■ The task:
Quote the whole listing exactly. Leave the pictures out of your copy.

■ Dataset section:
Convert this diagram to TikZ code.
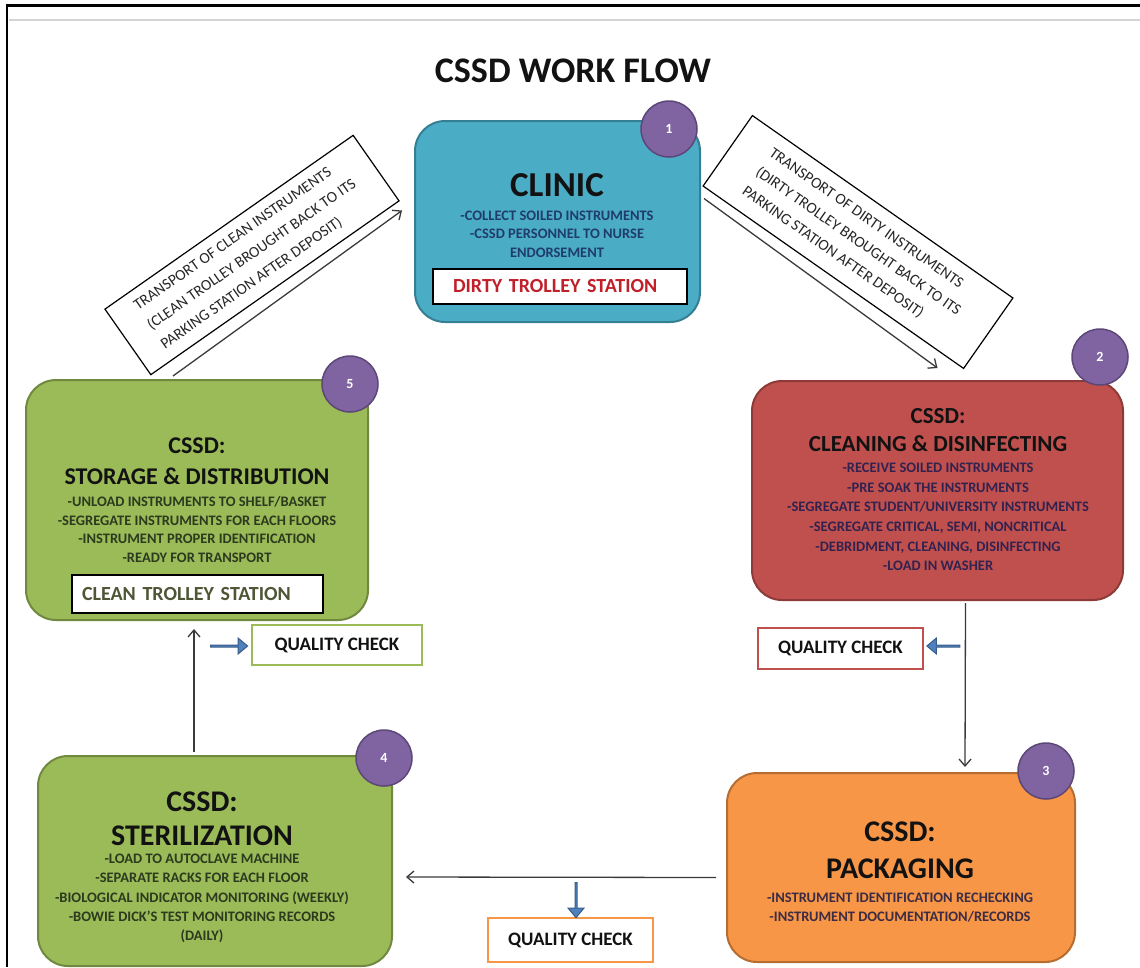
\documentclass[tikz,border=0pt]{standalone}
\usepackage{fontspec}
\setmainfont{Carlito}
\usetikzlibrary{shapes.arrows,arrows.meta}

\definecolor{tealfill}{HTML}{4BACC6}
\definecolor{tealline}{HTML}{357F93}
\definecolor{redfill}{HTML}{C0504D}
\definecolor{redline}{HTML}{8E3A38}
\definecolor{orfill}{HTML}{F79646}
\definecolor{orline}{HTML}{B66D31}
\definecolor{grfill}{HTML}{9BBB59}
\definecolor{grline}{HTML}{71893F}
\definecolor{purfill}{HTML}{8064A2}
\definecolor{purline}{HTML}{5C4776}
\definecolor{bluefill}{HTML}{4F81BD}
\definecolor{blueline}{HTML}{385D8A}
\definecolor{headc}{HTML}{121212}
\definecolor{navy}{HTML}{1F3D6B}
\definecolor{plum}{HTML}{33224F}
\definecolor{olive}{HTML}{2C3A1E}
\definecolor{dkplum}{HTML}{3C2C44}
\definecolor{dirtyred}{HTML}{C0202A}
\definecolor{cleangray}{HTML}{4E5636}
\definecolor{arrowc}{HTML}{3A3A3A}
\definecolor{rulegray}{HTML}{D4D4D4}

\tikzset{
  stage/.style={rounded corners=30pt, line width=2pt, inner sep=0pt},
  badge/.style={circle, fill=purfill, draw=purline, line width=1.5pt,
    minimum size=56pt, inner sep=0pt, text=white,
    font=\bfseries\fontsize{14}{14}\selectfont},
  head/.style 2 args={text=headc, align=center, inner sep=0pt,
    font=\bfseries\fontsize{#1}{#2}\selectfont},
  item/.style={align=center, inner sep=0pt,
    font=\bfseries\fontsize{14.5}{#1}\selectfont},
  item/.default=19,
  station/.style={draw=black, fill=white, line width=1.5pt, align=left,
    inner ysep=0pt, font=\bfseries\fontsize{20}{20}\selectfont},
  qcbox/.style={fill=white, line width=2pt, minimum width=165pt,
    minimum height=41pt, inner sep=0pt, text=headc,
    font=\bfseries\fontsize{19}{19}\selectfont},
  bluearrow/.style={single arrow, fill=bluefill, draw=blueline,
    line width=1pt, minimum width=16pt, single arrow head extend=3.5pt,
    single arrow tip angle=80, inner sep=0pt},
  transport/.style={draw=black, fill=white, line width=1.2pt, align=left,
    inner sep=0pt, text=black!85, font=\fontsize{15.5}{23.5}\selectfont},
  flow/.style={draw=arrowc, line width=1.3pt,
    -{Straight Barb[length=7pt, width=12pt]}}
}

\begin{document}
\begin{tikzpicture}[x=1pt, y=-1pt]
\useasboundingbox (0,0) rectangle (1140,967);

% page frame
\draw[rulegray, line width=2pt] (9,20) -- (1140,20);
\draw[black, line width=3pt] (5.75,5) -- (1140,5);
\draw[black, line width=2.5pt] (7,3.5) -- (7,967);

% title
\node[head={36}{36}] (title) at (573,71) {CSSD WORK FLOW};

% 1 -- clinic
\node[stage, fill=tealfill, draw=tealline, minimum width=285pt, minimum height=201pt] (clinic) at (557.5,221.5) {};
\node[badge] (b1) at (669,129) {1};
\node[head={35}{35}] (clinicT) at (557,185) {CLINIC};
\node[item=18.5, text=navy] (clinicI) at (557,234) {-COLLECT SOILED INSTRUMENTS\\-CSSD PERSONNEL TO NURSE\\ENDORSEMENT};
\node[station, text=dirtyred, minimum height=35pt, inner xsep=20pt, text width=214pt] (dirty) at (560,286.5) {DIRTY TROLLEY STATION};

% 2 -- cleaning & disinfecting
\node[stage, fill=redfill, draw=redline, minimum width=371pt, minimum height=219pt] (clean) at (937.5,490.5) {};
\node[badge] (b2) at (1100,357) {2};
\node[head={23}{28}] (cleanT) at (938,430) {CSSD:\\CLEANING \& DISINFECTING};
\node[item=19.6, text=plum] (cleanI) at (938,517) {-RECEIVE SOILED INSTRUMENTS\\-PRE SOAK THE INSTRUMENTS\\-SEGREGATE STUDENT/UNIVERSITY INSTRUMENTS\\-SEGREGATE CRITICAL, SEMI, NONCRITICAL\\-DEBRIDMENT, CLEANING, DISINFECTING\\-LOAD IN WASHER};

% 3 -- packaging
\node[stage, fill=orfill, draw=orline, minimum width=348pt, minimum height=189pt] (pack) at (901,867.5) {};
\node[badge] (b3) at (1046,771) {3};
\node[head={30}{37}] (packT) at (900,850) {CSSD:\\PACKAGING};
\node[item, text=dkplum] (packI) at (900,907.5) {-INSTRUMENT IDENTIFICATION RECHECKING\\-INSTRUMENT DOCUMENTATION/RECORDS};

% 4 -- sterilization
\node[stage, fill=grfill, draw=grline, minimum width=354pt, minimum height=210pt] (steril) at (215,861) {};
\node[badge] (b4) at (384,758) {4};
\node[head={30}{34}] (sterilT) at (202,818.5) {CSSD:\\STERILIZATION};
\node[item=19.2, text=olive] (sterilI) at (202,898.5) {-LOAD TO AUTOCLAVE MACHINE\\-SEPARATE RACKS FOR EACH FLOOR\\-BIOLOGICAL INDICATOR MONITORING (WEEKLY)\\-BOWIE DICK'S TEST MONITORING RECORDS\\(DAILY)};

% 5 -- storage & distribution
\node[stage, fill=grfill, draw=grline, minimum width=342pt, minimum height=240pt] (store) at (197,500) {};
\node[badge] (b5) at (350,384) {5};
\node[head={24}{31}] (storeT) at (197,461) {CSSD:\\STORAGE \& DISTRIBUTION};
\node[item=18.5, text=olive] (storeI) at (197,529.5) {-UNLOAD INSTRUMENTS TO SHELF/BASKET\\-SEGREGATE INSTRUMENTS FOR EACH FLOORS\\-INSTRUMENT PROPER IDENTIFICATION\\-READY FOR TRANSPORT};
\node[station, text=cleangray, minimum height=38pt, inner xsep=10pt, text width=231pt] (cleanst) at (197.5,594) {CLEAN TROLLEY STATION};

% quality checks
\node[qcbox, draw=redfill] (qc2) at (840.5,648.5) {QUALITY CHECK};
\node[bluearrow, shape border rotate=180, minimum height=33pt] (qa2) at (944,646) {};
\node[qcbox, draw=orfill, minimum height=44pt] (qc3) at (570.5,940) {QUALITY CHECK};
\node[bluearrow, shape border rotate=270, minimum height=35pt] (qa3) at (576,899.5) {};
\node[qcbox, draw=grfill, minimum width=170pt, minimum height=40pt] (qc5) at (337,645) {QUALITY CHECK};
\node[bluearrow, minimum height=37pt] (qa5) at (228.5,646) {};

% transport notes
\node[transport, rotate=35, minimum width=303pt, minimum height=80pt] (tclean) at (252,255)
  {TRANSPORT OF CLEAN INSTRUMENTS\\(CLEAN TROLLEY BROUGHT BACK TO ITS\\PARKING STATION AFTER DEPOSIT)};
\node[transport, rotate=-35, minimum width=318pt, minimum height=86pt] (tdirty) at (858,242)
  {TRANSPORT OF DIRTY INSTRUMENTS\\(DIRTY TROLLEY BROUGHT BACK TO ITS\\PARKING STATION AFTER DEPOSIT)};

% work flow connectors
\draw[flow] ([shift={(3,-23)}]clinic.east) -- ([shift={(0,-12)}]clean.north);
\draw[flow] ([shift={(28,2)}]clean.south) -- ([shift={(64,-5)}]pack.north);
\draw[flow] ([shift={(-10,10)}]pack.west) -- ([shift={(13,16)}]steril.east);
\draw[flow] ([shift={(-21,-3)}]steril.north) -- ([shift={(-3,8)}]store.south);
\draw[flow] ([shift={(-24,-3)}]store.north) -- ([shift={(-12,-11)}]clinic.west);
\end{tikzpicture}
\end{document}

■ Final result:
Convert this diagram to TikZ code.
\documentclass[tikz,border=0pt]{standalone}
\usepackage{fontspec}
\setmainfont{Carlito}
\usetikzlibrary{shapes.arrows,arrows.meta}

\definecolor{tealfill}{HTML}{4BACC6}
\definecolor{tealline}{HTML}{357F93}
\definecolor{redfill}{HTML}{C0504D}
\definecolor{redline}{HTML}{8E3A38}
\definecolor{orfill}{HTML}{F79646}
\definecolor{orline}{HTML}{B66D31}
\definecolor{grfill}{HTML}{9BBB59}
\definecolor{grline}{HTML}{71893F}
\definecolor{purfill}{HTML}{8064A2}
\definecolor{purline}{HTML}{5C4776}
\definecolor{bluefill}{HTML}{4F81BD}
\definecolor{blueline}{HTML}{385D8A}
\definecolor{headc}{HTML}{121212}
\definecolor{navy}{HTML}{1F3D6B}
\definecolor{plum}{HTML}{33224F}
\definecolor{olive}{HTML}{2C3A1E}
\definecolor{dkplum}{HTML}{3C2C44}
\definecolor{dirtyred}{HTML}{C0202A}
\definecolor{cleangray}{HTML}{4E5636}
\definecolor{arrowc}{HTML}{3A3A3A}
\definecolor{rulegray}{HTML}{D4D4D4}

\tikzset{
  stage/.style={rounded corners=30pt, line width=2pt, inner sep=0pt},
  badge/.style={circle, fill=purfill, draw=purline, line width=1.5pt,
    minimum size=56pt, inner sep=0pt, text=white,
    font=\bfseries\fontsize{14}{14}\selectfont},
  head/.style 2 args={text=headc, align=center, inner sep=0pt,
    font=\bfseries\fontsize{#1}{#2}\selectfont},
  item/.style={align=center, inner sep=0pt,
    font=\bfseries\fontsize{14.5}{#1}\selectfont},
  item/.default=19,
  station/.style={draw=black, fill=white, line width=1.5pt, align=left,
    inner ysep=0pt, font=\bfseries\fontsize{20}{20}\selectfont},
  qcbox/.style={fill=white, line width=2pt, minimum width=165pt,
    minimum height=41pt, inner sep=0pt, text=headc,
    font=\bfseries\fontsize{19}{19}\selectfont},
  bluearrow/.style={single arrow, fill=bluefill, draw=blueline,
    line width=1pt, minimum width=16pt, single arrow head extend=3.5pt,
    single arrow tip angle=80, inner sep=0pt},
  transport/.style={draw=black, fill=white, line width=1.2pt, align=left,
    inner sep=0pt, text=black!85, font=\fontsize{15.5}{23.5}\selectfont},
  flow/.style={draw=arrowc, line width=1.3pt,
    -{Straight Barb[length=7pt, width=12pt]}}
}

\begin{document}
\begin{tikzpicture}[x=1pt, y=-1pt]
\useasboundingbox (0,0) rectangle (1140,967);

% page frame
\draw[rulegray, line width=2pt] (9,20) -- (1140,20);
\draw[black, line width=3pt] (5.75,5) -- (1140,5);
\draw[black, line width=2.5pt] (7,3.5) -- (7,967);

% title
\node[head={36}{36}] (title) at (573,71) {CSSD WORK FLOW};

% 1 -- clinic
\node[stage, fill=tealfill, draw=tealline, minimum width=285pt, minimum height=201pt] (clinic) at (557.5,221.5) {};
\node[badge] (b1) at (669,129) {1};
\node[head={35}{35}] (clinicT) at (557,185) {CLINIC};
\node[item=18.5, text=navy] (clinicI) at (557,234) {-COLLECT SOILED INSTRUMENTS\\-CSSD PERSONNEL TO NURSE\\ENDORSEMENT};
\node[station, text=dirtyred, minimum height=35pt, inner xsep=20pt, text width=214pt] (dirty) at (560,286.5) {DIRTY TROLLEY STATION};

% 2 -- cleaning & disinfecting
\node[stage, fill=redfill, draw=redline, minimum width=371pt, minimum height=219pt] (clean) at (937.5,490.5) {};
\node[badge] (b2) at (1100,357) {2};
\node[head={23}{28}] (cleanT) at (938,430) {CSSD:\\CLEANING \& DISINFECTING};
\node[item=19.6, text=plum] (cleanI) at (938,517) {-RECEIVE SOILED INSTRUMENTS\\-PRE SOAK THE INSTRUMENTS\\-SEGREGATE STUDENT/UNIVERSITY INSTRUMENTS\\-SEGREGATE CRITICAL, SEMI, NONCRITICAL\\-DEBRIDMENT, CLEANING, DISINFECTING\\-LOAD IN WASHER};

% 3 -- packaging
\node[stage, fill=orfill, draw=orline, minimum width=348pt, minimum height=189pt] (pack) at (901,867.5) {};
\node[badge] (b3) at (1046,771) {3};
\node[head={30}{37}] (packT) at (900,850) {CSSD:\\PACKAGING};
\node[item, text=dkplum] (packI) at (900,907.5) {-INSTRUMENT IDENTIFICATION RECHECKING\\-INSTRUMENT DOCUMENTATION/RECORDS};

% 4 -- sterilization
\node[stage, fill=grfill, draw=grline, minimum width=354pt, minimum height=210pt] (steril) at (215,861) {};
\node[badge] (b4) at (384,758) {4};
\node[head={30}{34}] (sterilT) at (202,818.5) {CSSD:\\STERILIZATION};
\node[item=19.2, text=olive] (sterilI) at (202,898.5) {-LOAD TO AUTOCLAVE MACHINE\\-SEPARATE RACKS FOR EACH FLOOR\\-BIOLOGICAL INDICATOR MONITORING (WEEKLY)\\-BOWIE DICK'S TEST MONITORING RECORDS\\(DAILY)};

% 5 -- storage & distribution
\node[stage, fill=grfill, draw=grline, minimum width=342pt, minimum height=240pt] (store) at (197,500) {};
\node[badge] (b5) at (350,384) {5};
\node[head={24}{31}] (storeT) at (197,461) {CSSD:\\STORAGE \& DISTRIBUTION};
\node[item=18.5, text=olive] (storeI) at (197,529.5) {-UNLOAD INSTRUMENTS TO SHELF/BASKET\\-SEGREGATE INSTRUMENTS FOR EACH FLOORS\\-INSTRUMENT PROPER IDENTIFICATION\\-READY FOR TRANSPORT};
\node[station, text=cleangray, minimum height=38pt, inner xsep=10pt, text width=231pt] (cleanst) at (197.5,594) {CLEAN TROLLEY STATION};

% quality checks
\node[qcbox, draw=redfill] (qc2) at (840.5,648.5) {QUALITY CHECK};
\node[bluearrow, shape border rotate=180, minimum height=33pt] (qa2) at (944,646) {};
\node[qcbox, draw=orfill, minimum height=44pt] (qc3) at (570.5,940) {QUALITY CHECK};
\node[bluearrow, shape border rotate=270, minimum height=35pt] (qa3) at (576,899.5) {};
\node[qcbox, draw=grfill, minimum width=170pt, minimum height=40pt] (qc5) at (337,645) {QUALITY CHECK};
\node[bluearrow, minimum height=37pt] (qa5) at (228.5,646) {};

% transport notes
\node[transport, rotate=35, minimum width=303pt, minimum height=80pt] (tclean) at (252,255)
  {TRANSPORT OF CLEAN INSTRUMENTS\\(CLEAN TROLLEY BROUGHT BACK TO ITS\\PARKING STATION AFTER DEPOSIT)};
\node[transport, rotate=-35, minimum width=318pt, minimum height=86pt] (tdirty) at (858,242)
  {TRANSPORT OF DIRTY INSTRUMENTS\\(DIRTY TROLLEY BROUGHT BACK TO ITS\\PARKING STATION AFTER DEPOSIT)};

% work flow connectors
\draw[flow] ([shift={(3,-23)}]clinic.east) -- ([shift={(0,-12)}]clean.north);
\draw[flow] ([shift={(28,2)}]clean.south) -- ([shift={(64,-5)}]pack.north);
\draw[flow] ([shift={(-10,10)}]pack.west) -- ([shift={(13,16)}]steril.east);
\draw[flow] ([shift={(-21,-3)}]steril.north) -- ([shift={(-3,8)}]store.south);
\draw[flow] ([shift={(-24,-3)}]store.north) -- ([shift={(-12,-11)}]clinic.west);
\end{tikzpicture}
\end{document}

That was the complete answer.